Currently, just in our lifetimes, Earth’s human population has exploded from about 3 billion to well over 7 billion. Obviously that can’t go on indefinitely, by simple math. Room and resources are finite. Currently we have no other place to move to, nor way to get there at all, much less a way to move out vast numbers of excess inhabitants.
But if currently living people remained on Earth without their numbers being reduced by death, the only alternative would be to severely limit the number of births. That would skew population demographics quickly, so that peoples’ average age would jump dramatically. Currently the median age worldwide is about 26; it is expected to reach about 37 within fifty years (CLICK HERE). And that’s WITH old-age death. How stodgy, how moribund would civilization become if half its citizens — or more — were in their sixties or older?

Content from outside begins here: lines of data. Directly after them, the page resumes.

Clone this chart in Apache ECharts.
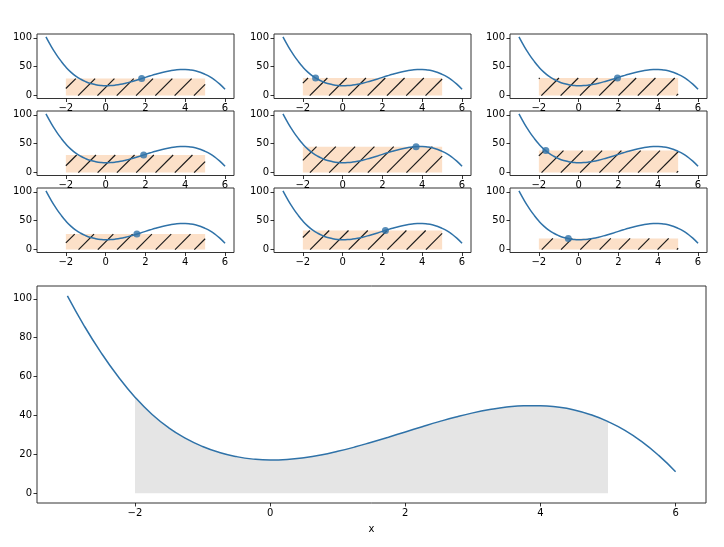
<!DOCTYPE html>
<html>
<head>
<meta charset="utf-8">
<script src="https://cdn.jsdelivr.net/npm/echarts@6/dist/echarts.min.js"></script>
<style>html,body{margin:0;padding:0;background:#fff}#c{width:724px;height:547px}</style>
</head>
<body>
<div id="c"></div>
<script>
// Curve (x from -3 to 6)
const curveX = [-3,-2.75,-2.5,-2.25,-2,-1.75,-1.5,-1.25,-1,-0.75,-0.5,-0.25,0,0.25,0.5,0.75,1,1.25,1.5,1.75,2,2.25,2.5,2.75,3,3.25,3.5,3.75,4,4.25,4.5,4.75,5,5.25,5.5,5.75,6];
const curveY = [101.5,86.0,72.2,60.0,49.4,40.6,33.6,28.2,24.0,20.9,18.8,17.5,17.0,17.3,18.2,19.6,21.5,23.7,26.2,28.8,31.5,34.2,36.8,39.2,41.3,43.0,44.3,45.0,45.0,44.3,42.8,40.3,36.8,32.3,26.5,19.4,11.0];
// Integration interval
const intervalA = -2;
const intervalB = 5;
// Sample points for the 9 small panels (row by row)
const sampleX = [1.81, -1.36, 1.95, 1.91, 3.69, -1.65, 1.57, 2.15, -0.52];
const sampleY = [29.4, 30.5, 30.5, 30.5, 44.8, 38.0, 26.8, 33.0, 19.3];
// Ticks
const xTicks = [-2, 0, 2, 4, 6];
const yTicksSmall = [0, 50, 100];
const yTicksBig = [0, 20, 40, 60, 80, 100];

const X_MIN = -3.45, X_MAX = 6.45, Y_MIN = -5.08, Y_MAX = 106.6;
const BLUE = '#2f72a8';
const FONT = 'DejaVu Sans';
const minus = v => String(v).replace('-', '\u2212');

const curveData = curveX.map((x, i) => [x, curveY[i]]);
const fillData = curveData.filter(p => p[0] >= intervalA && p[0] <= intervalB);

const colLeft = [37, 274, 510];
const rowTop = [34, 111, 188];
const grids = [], xAxes = [], yAxes = [], series = [];

function mkX(idx, name) {
  return {
    gridIndex: idx, type: 'value', min: X_MIN, max: X_MAX,
    splitLine: {show: false}, axisLine: {show: false, onZero: false},
    axisTick: {show: true, length: 3.5, lineStyle: {color: '#000', width: 0.8}, customValues: xTicks},
    axisLabel: {show: true, customValues: xTicks, formatter: minus, margin: 5, fontFamily: FONT, fontSize: 10, color: '#000'},
    name: name || '', nameLocation: 'middle', nameGap: 21,
    nameTextStyle: {fontFamily: FONT, fontSize: 10, color: '#000'}
  };
}
function mkY(idx, ticks) {
  return {
    gridIndex: idx, type: 'value', min: Y_MIN, max: Y_MAX,
    splitLine: {show: false}, axisLine: {show: false, onZero: false},
    axisTick: {show: true, length: 3.5, lineStyle: {color: '#000', width: 0.8}, customValues: ticks},
    axisLabel: {show: true, customValues: ticks, formatter: minus, margin: 5, fontFamily: FONT, fontSize: 10, color: '#000'}
  };
}

function hatchRect(params, api) {
  const p0 = api.coord([api.value(0), api.value(2)]);
  const p1 = api.coord([api.value(1), 0]);
  const x0 = p0[0], y0 = p0[1], x1 = p1[0], y1 = p1[1];
  const children = [{type: 'rect', shape: {x: x0, y: y0, width: x1 - x0, height: y1 - y0}, style: {fill: '#fce0c8'}}];
  const s = 19.3;
  for (let c = Math.ceil((x0 + y0) / s) * s; c <= x1 + y1; c += s) {
    const xa = Math.max(x0, c - y1), xb = Math.min(x1, c - y0);
    if (xb > xa) children.push({type: 'line', shape: {x1: xa, y1: c - xa, x2: xb, y2: c - xb}, style: {stroke: '#1a1a1a', lineWidth: 1.2}});
  }
  return {type: 'group', children};
}

for (let i = 0; i < 9; i++) {
  const r = Math.floor(i / 3), c = i % 3;
  grids.push({left: colLeft[c], top: rowTop[r], width: 197, height: 64.5, show: true, borderColor: '#333', borderWidth: 1, backgroundColor: 'transparent'});
  xAxes.push(mkX(i));
  yAxes.push(mkY(i, yTicksSmall));
  series.push({type: 'custom', xAxisIndex: i, yAxisIndex: i, renderItem: hatchRect, data: [[intervalA, intervalB, sampleY[i]]], z: 1, silent: true});
  series.push({type: 'line', xAxisIndex: i, yAxisIndex: i, data: curveData, smooth: 0.5, showSymbol: false, lineStyle: {color: BLUE, width: 1.5}, z: 2});
  series.push({type: 'scatter', xAxisIndex: i, yAxisIndex: i, data: [[sampleX[i], sampleY[i]]], symbolSize: 7, itemStyle: {color: BLUE}, z: 3});
}
// Big panel
grids.push({left: 37, top: 286, width: 669, height: 217, show: true, borderColor: '#333', borderWidth: 1, backgroundColor: 'transparent'});
xAxes.push(mkX(9, 'x'));
yAxes.push(mkY(9, yTicksBig));
series.push({type: 'line', xAxisIndex: 9, yAxisIndex: 9, data: fillData, smooth: 0.5, showSymbol: false, lineStyle: {width: 0}, areaStyle: {color: '#e5e5e5', opacity: 1}, z: 1});
series.push({type: 'line', xAxisIndex: 9, yAxisIndex: 9, data: curveData, smooth: 0.5, showSymbol: false, lineStyle: {color: BLUE, width: 1.5}, z: 2});

const chart = echarts.init(document.getElementById('c'), null, {renderer: 'canvas'});
chart.setOption({animation: false, backgroundColor: '#fff', grid: grids, xAxis: xAxes, yAxis: yAxes, series});
</script>
</body>
</html>
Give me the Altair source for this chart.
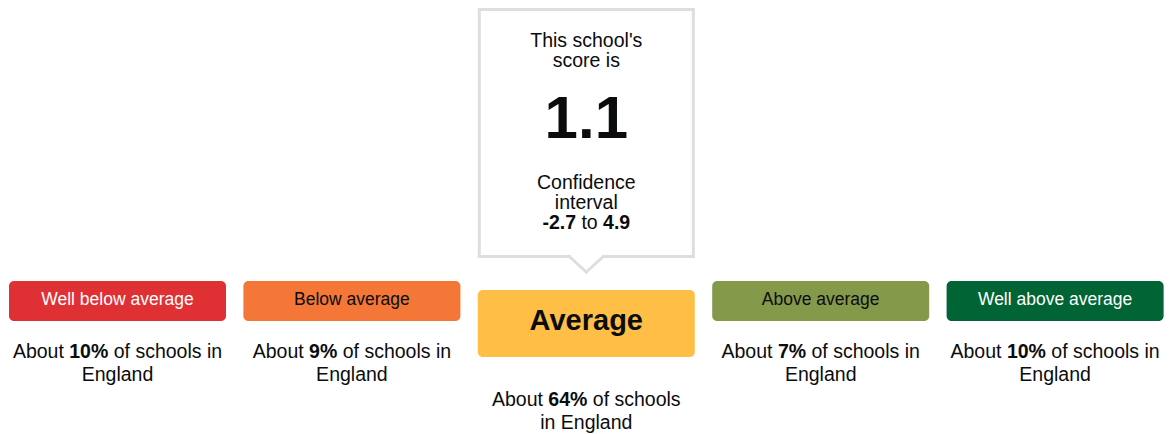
import altair as alt
import pandas as pd

# ---------------- data ----------------
categories = ["Well below average", "Below average", "Average", "Above average", "Well above average"]
shares = ["10%", "9%", "64%", "7%", "10%"]
box_colors = ["#df3034", "#f47738", "#ffbf47", "#85994b", "#006435"]
label_colors = ["#ffffff", "#0b0c0c", "#0b0c0c", "#0b0c0c", "#ffffff"]
line1_suffix = ["of schools in", "of schools in", "of schools", "of schools in", "of schools in"]
line2_text = ["England", "England", "in England", "England", "England"]
score = "1.1"
ci_low = "-2.7"
ci_high = "4.9"
current_band = 2

# ---------------- layout ----------------
W, H = 1170, 434
FONT = "Liberation Sans"
DARK = "#0b0c0c"
BOX_LEFT, BOX_STEP, BOX_W = 9, 234.4, 217
BODY = 19.5

REG = {" ": 278, "'": 191, "-": 333, ".": 278, "%": 889, "A": 667, "B": 667, "C": 722, "E": 667,
       "T": 611, "W": 944, "a": 556, "b": 556, "c": 500, "d": 556, "e": 556, "f": 278, "g": 556,
       "h": 556, "i": 222, "l": 222, "n": 556, "o": 556, "r": 333, "s": 500, "t": 278, "u": 556,
       "v": 500, "w": 722}
BOLD = {" ": 278, "-": 333, ".": 278, "%": 889, "A": 722, "v": 556, "e": 556, "r": 389, "a": 556,
        "g": 611, "t": 333, "o": 611}
for d in "0123456789":
    REG[d] = 556
    BOLD[d] = 556


def tw(text, size, bold=False):
    table = BOLD if bold else REG
    return sum(table.get(c, 556) for c in text) * size / 1000.0


rows = []  # text segments


def add_line(segments, cx, y, size):
    """segments: list of (text, bold, color)"""
    if len(segments) == 1:
        t, b, col = segments[0]
        rows.append(dict(text=t, x=cx, y=y, size=size, bold=b, align="center", color=col))
        return
    gap = tw(" ", size)
    widths = [tw(t, size, b) for t, b, _ in segments]
    total = sum(widths) + gap * (len(segments) - 1)
    x = cx - total / 2
    for (t, b, col), w in zip(segments, widths):
        rows.append(dict(text=t, x=x, y=y, size=size, bold=b, align="left", color=col))
        x += w + gap


boxes = []
for i, cat in enumerate(categories):
    x0 = BOX_LEFT + i * BOX_STEP
    cx = x0 + BOX_W / 2
    if i == current_band:
        boxes.append(dict(x=x0, x2=x0 + BOX_W, y=290, y2=357, color=box_colors[i]))
        add_line([(cat, True, label_colors[i])], cx, 330, 29)
        base = 405.5
    else:
        boxes.append(dict(x=x0, x2=x0 + BOX_W, y=281, y2=321, color=box_colors[i]))
        add_line([(cat, False, label_colors[i])], cx, 305, 17.5)
        base = 358
    add_line([("About", False, DARK), (shares[i], True, DARK), (line1_suffix[i], False, DARK)], cx, base, BODY)
    add_line([(line2_text[i], False, DARK)], cx, base + 23, BODY)

# callout above the current band
cx0 = BOX_LEFT + current_band * BOX_STEP
cl, cr = cx0 + 1.5, cx0 + BOX_W - 1.5
ccx = (cl + cr) / 2
ct, cb = 9.5, 256.5
tip_y, half = 272, 17
segs = [
    (cl, ct, cr, ct), (cl, ct, cl, cb), (cr, ct, cr, cb),
    (cl, cb, ccx - half, cb), (ccx + half, cb, cr, cb),
    (ccx - half, cb, ccx, tip_y), (ccx, tip_y, ccx + half, cb),
]
outline = pd.DataFrame([dict(x=a, y=b, x2=c, y2=d) for a, b, c, d in segs])

add_line([("This school's", False, DARK)], ccx, 47, BODY)
add_line([("score is", False, DARK)], ccx, 67, BODY)
add_line([(score, True, DARK)], ccx, 138, 60)
add_line([("Confidence", False, DARK)], ccx, 189, BODY)
add_line([("interval", False, DARK)], ccx, 209, BODY)
add_line([(ci_low, True, DARK), ("to", False, DARK), (ci_high, True, DARK)], ccx, 229, BODY)

texts = pd.DataFrame(rows)
box_df = pd.DataFrame(boxes)

xs = alt.Scale(domain=[0, W], nice=False, zero=False)
ys = alt.Scale(domain=[0, H], nice=False, zero=False, reverse=True)

box_layer = alt.Chart(box_df).mark_rect(cornerRadius=5).encode(
    x=alt.X("x:Q", scale=xs, axis=None), x2="x2:Q",
    y=alt.Y("y:Q", scale=ys, axis=None), y2="y2:Q",
    color=alt.Color("color:N", scale=None),
)

outline_layer = alt.Chart(outline).mark_rule(color="#dedede", strokeWidth=3, strokeCap="square").encode(
    x=alt.X("x:Q", scale=xs, axis=None), x2="x2:Q",
    y=alt.Y("y:Q", scale=ys, axis=None), y2="y2:Q",
)

text_layers = []
for (bold, align, size, color), df in texts.groupby(["bold", "align", "size", "color"]):
    text_layers.append(
        alt.Chart(df[["x", "y", "text"]].reset_index(drop=True)).mark_text(
            font=FONT, fontWeight="bold" if bold else "normal", align=align,
            baseline="alphabetic", fontSize=float(size), color=color,
        ).encode(
            x=alt.X("x:Q", scale=xs, axis=None),
            y=alt.Y("y:Q", scale=ys, axis=None),
            text="text:N",
        )
    )

chart = alt.layer(box_layer, outline_layer, *text_layers).properties(
    width=W, height=H, padding=0, autosize="none", background="white"
).configure_view(stroke=None)

chart.save("out.html", embed_options={"renderer": "svg", "actions": False})
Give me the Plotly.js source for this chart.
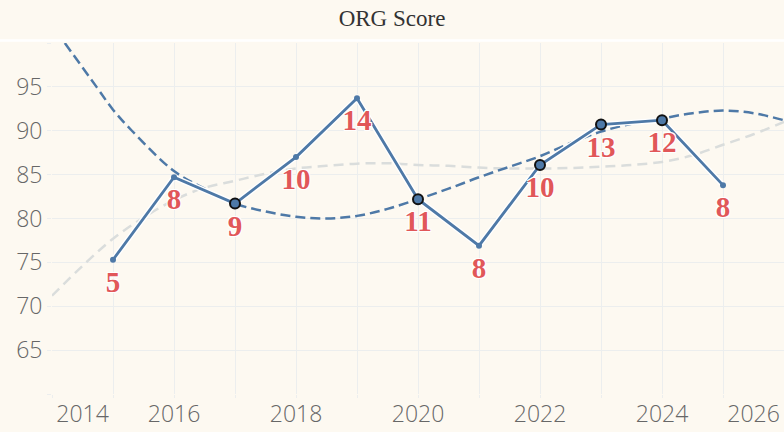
<!DOCTYPE html>
<html>
<head>
<meta charset="utf-8">
<script src="https://cdn.plot.ly/plotly-3.0.1.min.js"></script>
<style>html,body{margin:0;padding:0;background:#fdf9f1;}#chart{width:784px;height:432px;}</style>
</head>
<body>
<div id="chart"></div>
<script>
// ---- data ----
const years = [2015, 2016, 2017, 2018, 2019, 2020, 2021, 2022, 2023, 2024, 2025];
const scores = [75.3, 84.7, 81.7, 87.0, 93.7, 82.2, 76.9, 86.1, 90.7, 91.2, 83.8];
const counts = [5, 8, 9, 10, 14, 11, 8, 10, 13, 12, 8];
const highlight = [0, 0, 1, 0, 0, 1, 0, 1, 1, 1, 0];

const trendBlueX = [2014.21, 2014.73, 2015, 2015.31, 2016, 2016.5, 2017, 2017.5, 2018, 2018.5, 2019, 2019.5, 2020, 2020.5, 2021, 2021.5, 2022, 2022.5, 2023, 2023.5, 2024, 2024.5, 2025, 2025.5, 2026];
const trendBlueY = [100.0, 95.0, 92.4, 90.0, 85.4, 83.4, 81.7, 80.8, 80.2, 80.0, 80.3, 81.1, 82.2, 83.4, 84.7, 85.9, 87.1, 88.6, 89.9, 90.8, 91.4, 92.0, 92.3, 92.0, 91.2];

const trendGrayX = [2014, 2014.5, 2015, 2015.5, 2016, 2016.5, 2017, 2017.5, 2018, 2018.5, 2019, 2019.5, 2020, 2020.5, 2021, 2021.5, 2022, 2022.5, 2023, 2023.5, 2024, 2024.5, 2025, 2025.5, 2026];
const trendGrayY = [71.2, 74.6, 77.7, 80.1, 82.1, 83.5, 84.3, 85.1, 85.7, 86.0, 86.25, 86.3, 86.1, 86.0, 85.8, 85.7, 85.7, 85.75, 85.9, 86.1, 86.45, 87.2, 88.4, 89.6, 91.0];

const xTickVals = [2014.5, 2016, 2018, 2020, 2022, 2024, 2025.5];
const xTickText = ['2014', '2016', '2018', '2020', '2022', '2024', '2026'];
const yTickVals = [60, 65, 70, 75, 80, 85, 90, 95, 100];
const yTickText = ['', '65', '70', '75', '80', '85', '90', '95', ''];

// ---- styles ----
const BLUE = '#4e79a7';
const RED = '#e15759';
const GRID = '#eceeee';
const BG = '#fdf9f1';
const TICKFONT = {family: 'Open Sans, Lato, sans-serif', size: 23, color: '#676767', weight: 300};

const hlYears = years.filter((_, i) => highlight[i]);
const hlScores = scores.filter((_, i) => highlight[i]);

const traces = [
  {
    x: trendGrayX, y: trendGrayY, mode: 'lines', hoverinfo: 'skip',
    line: {color: '#dadddc', width: 2.5, dash: '10px,6px', shape: 'spline'}
  },
  {
    x: trendBlueX, y: trendBlueY, mode: 'lines', hoverinfo: 'skip',
    line: {color: BLUE, width: 2.5, dash: '10px,5px', shape: 'spline'}
  },
  {
    x: years, y: scores, mode: 'lines', hoverinfo: 'skip',
    line: {color: '#ffffff', width: 5.5}
  },
  {
    x: years, y: scores, mode: 'lines+markers',
    line: {color: BLUE, width: 2.8},
    marker: {color: BLUE, size: 6, line: {width: 0}}
  },
  {
    x: hlYears, y: hlScores, mode: 'markers',
    marker: {color: BLUE, size: 10, line: {color: '#111111', width: 2}}
  },
  {
    x: years, y: scores, mode: 'markers+text', text: counts.map(String),
    marker: {size: 15, opacity: 0},
    textposition: 'bottom center', hoverinfo: 'skip',
    textfont: {
      family: 'Liberation Serif, Times New Roman, serif', size: 29, color: RED, weight: 'bold',
      shadow: '1px 1px 0 #fff, -1px -1px 0 #fff, 1px -1px 0 #fff, -1px 1px 0 #fff'
    }
  }
];

const layout = {
  width: 784, height: 432,
  paper_bgcolor: BG, plot_bgcolor: BG,
  showlegend: false,
  margin: {l: 52, r: 0, t: 43, b: 38, pad: 0},
  title: {
    text: 'ORG Score', xref: 'container', x: 0.5, xanchor: 'center',
    yref: 'container', y: 1 - 17.5 / 432, yanchor: 'middle',
    font: {family: 'Liberation Serif, Times New Roman, serif', size: 23, color: '#333333'}
  },
  xaxis: {
    range: [2014, 2026], tickmode: 'array', tickvals: xTickVals, ticktext: xTickText,
    showgrid: false, zeroline: false, showline: false, ticks: '',
    ticklabelstandoff: 4,
    tickfont: TICKFONT,
    minor: {tick0: 2014, dtick: 1, showgrid: true, gridcolor: GRID, gridwidth: 1, ticks: 'outside', ticklen: 3, tickcolor: GRID},
    fixedrange: true
  },
  yaxis: {
    range: [60, 100], tickmode: 'array', tickvals: yTickVals, ticktext: yTickText,
    showgrid: true, gridcolor: GRID, gridwidth: 1, zeroline: false, showline: false,
    ticks: 'outside', ticklen: 4, tickcolor: GRID,
    tickfont: TICKFONT,
    fixedrange: true
  },
  shapes: [
    {type: 'line', xref: 'paper', yref: 'paper', x0: -0.1, x1: 1.1, y0: 1 + 2.5 / 351, y1: 1 + 2.5 / 351,
     line: {color: '#ffffff', width: 2.5}, layer: 'above'}
  ]
};

Plotly.newPlot('chart', traces, layout, {displayModeBar: false, staticPlot: true});
</script>
</body>
</html>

The piece about Ms. Thunberg reminded me that idealistic young people are our race’s most valuable resources. They bring ever-fresh eyes to the world they will have to run, and disruptively ask “Why does it have to be organized this way, rather than that better way?” Sometimes their untested ideas don’t work, but then sometimes the old ones didn’t either. They shake us up! Without comfortably settled old people perpetually recycling to energetic innovative young people, the human race would devolve to compost. Go, Greta! Achieve the impossible because you’re too young to be sensibly daunted.